On 23 Jul 2018, at 23:40, Pedro David Marco wrote:
On Tuesday, July 24, 2018, 12:07:52 AM GMT+2, David B Funk
<dbf...@engineering.uiowa.edu> wrote:
What kind of 'calculations with that IP' ?
Thanks Dave... calculations are complex and done with a an external
script that reads some files parsing them...
Depending on how you intend your service to work, you could be creating
a trap for your users. Feel free to fill the gaps in my understanding of
what you intend, as after all I'm only working with the little you have
shared in this thread so far.
Normally, content scanners / MTAs will perform their DNS queries from
behind a caching name server. The idea is that once a response to a
particular question is known, that information can be kept around and
reused at a much faster rate. This is (and has been) the recommended
architecture since forever, with minor variations on where / how many
caching name servers to deploy.
On 23 Jul 2018, at 13:49, Pedro David Marco wrote:
i am planning to run my own RBL with a nameserver, that when queried
for an IP that is not in its database, does some calculations with
that IP and replies accordingly [⋯]
This means that the caching name server that is querying you will have
to wait for _most_ answers. Without a way to know how long that process
will take, it's possible that DNS clients will retry their questions,
caching name server will as well and the whole thing becomes a tarpit
that ends up wasting DNS resolver resources and generally slowing down
mail delivery. Under that scenario, I would not recommend usage of the
service you propose, but again feel free to any gaps in the above
reasoning.
The reason that in the traditional DNS list model you do all your
calculations in advance and produce a zone is precisely to ensure that
your service can respond quickly. Also note that DNS is designed to
aggressively cache responses, so that repeated queries can be satisfied
from a nearby cache. Wildcard DNS records could be leveraged to some
extent, so as to have better control over caching of results.

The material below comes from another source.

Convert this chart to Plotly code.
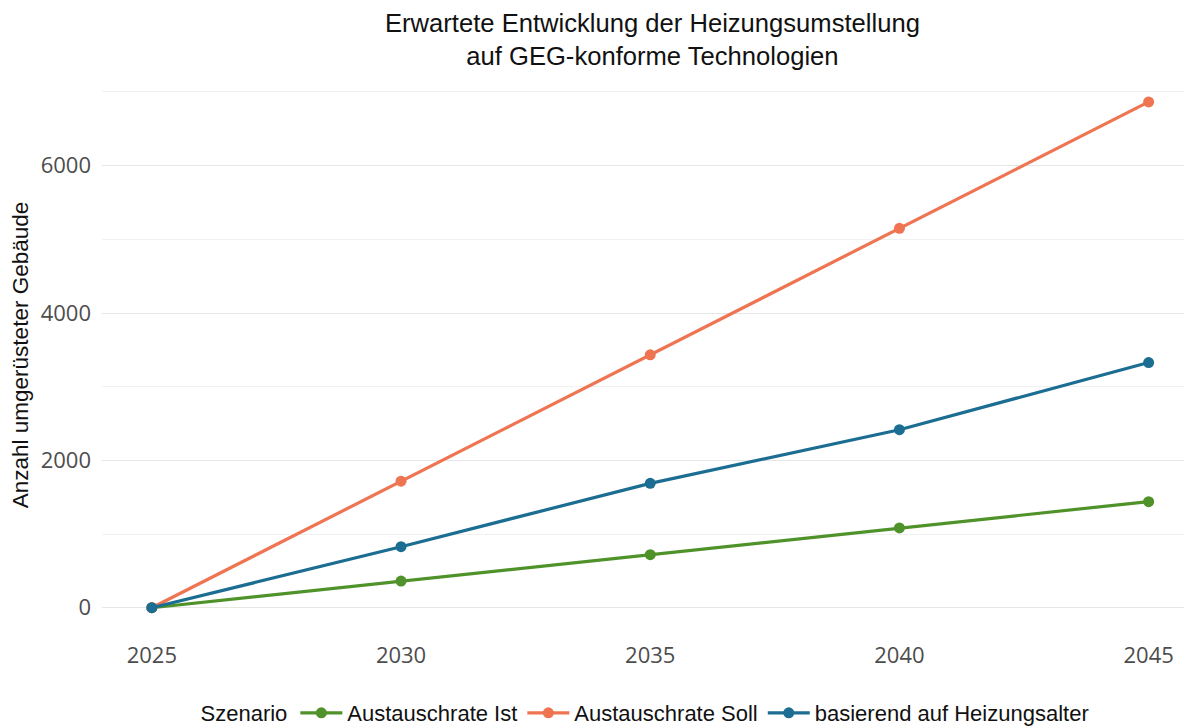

There are variations to the DNS list architecture that include pushing
dynamic updates to keep the zone data updated as more / newer data is
available. This could work for your use case -- you could consume a
query log from your authoritative DNS servers, perform the required
calculations and then push the updated response when the results are
available. In the meantime, the DNS server would return NXDOMAIN (or
perhaps something else if wildcard records are an option).
Without knowing more about these calculations you intend to perform,
this dynamic update approach would seem like a workable plan which might
or might not fall within your expertise.
In a distant past I built something like what you're describing although
for a very different purpose. I ended up writing a name server in Perl
(https://metacpan.org/release/Net-DNS-Method). This won't come near the
required performance or behavior for a public facing DNS list with any
sort of meaningful usage. Also consider that your DNS traffic will only
go up, because if your DNS list gets mentioned around, people is going
to add it to their configuration and forget about it.
So, while this is likely not an ideal forum for this topic, I don't mind
beating this horse for a little while.